Metropolitan Museum director Philippe de Montebello said, “The very notion of a Velazquez exhibition is one that most of us have always dismissed as belonging to the realm of unrealizable dreams, so great and rare a painter is he. At least half of his paintings are in the Prado, and in the few other collections where they appear, they are so highly valued that their loan is seldom seriously envisaged.”
De Montebello added the Metropolitan’s recent collaborations with the Prado for Zurbaran, Goya and Caravaggio exhibitions nurtured the idea of a Velazquez show, including a possible extension of it in Madrid, where many of the artist’s works in the Metropolitan collection have never been seen.

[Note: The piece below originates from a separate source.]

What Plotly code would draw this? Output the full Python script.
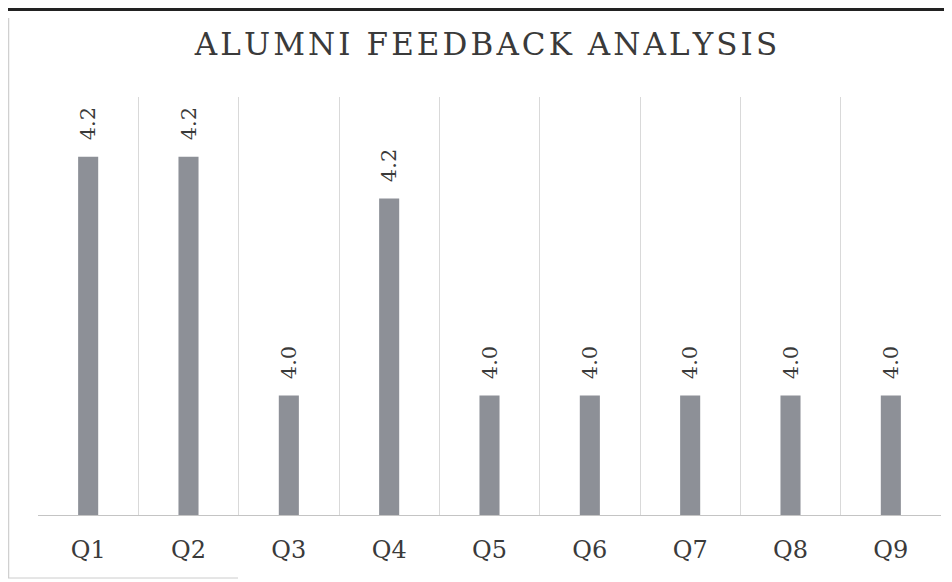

“Of course, the three greatest masterpieces, ‘Las Meninas,’ ‘Fable of Arachne (Las Hilanderas)’ and ‘The Surrender of Breda’ cannot travel and the Metropolitan and the Metropolitan did not request their presence,” de Montebello said.
But just as “Queen Mariana” does not encompass all that makes Diego Velazquez of Seville the most celebrated artist of the Spanish school and one of the greatest painters of all time, the paintings that stayed home do not abrade the exhibit.
Rather, “Queen Mariana,” five portraits of Philip IV, “Don Diego del Corral y Arellano” and others, stand as historic spectacle and excellent examples of the 17th century royal Spanish portraits Velazquez did so intimately well as Philip’s court painter, a tenure that began when Velazquez was 24 and lasted the rest of his 61 years.
His royal portraits also lend some artistic sense to the fascination with royalty’s physical and emotional accoutrements that has endured to this day, to Prince Charles and Princess Diana, Fergie and the rest. But before Velazquez’s eye was monopolized by the court, it had tarried in local taverns and kitchens. His observances there gave forth the early bodegones, kitchen scenes, such as “An Old Woman Cooking Eggs,” “The Waterseller of Seville” and other works depicting humble people going about their chores.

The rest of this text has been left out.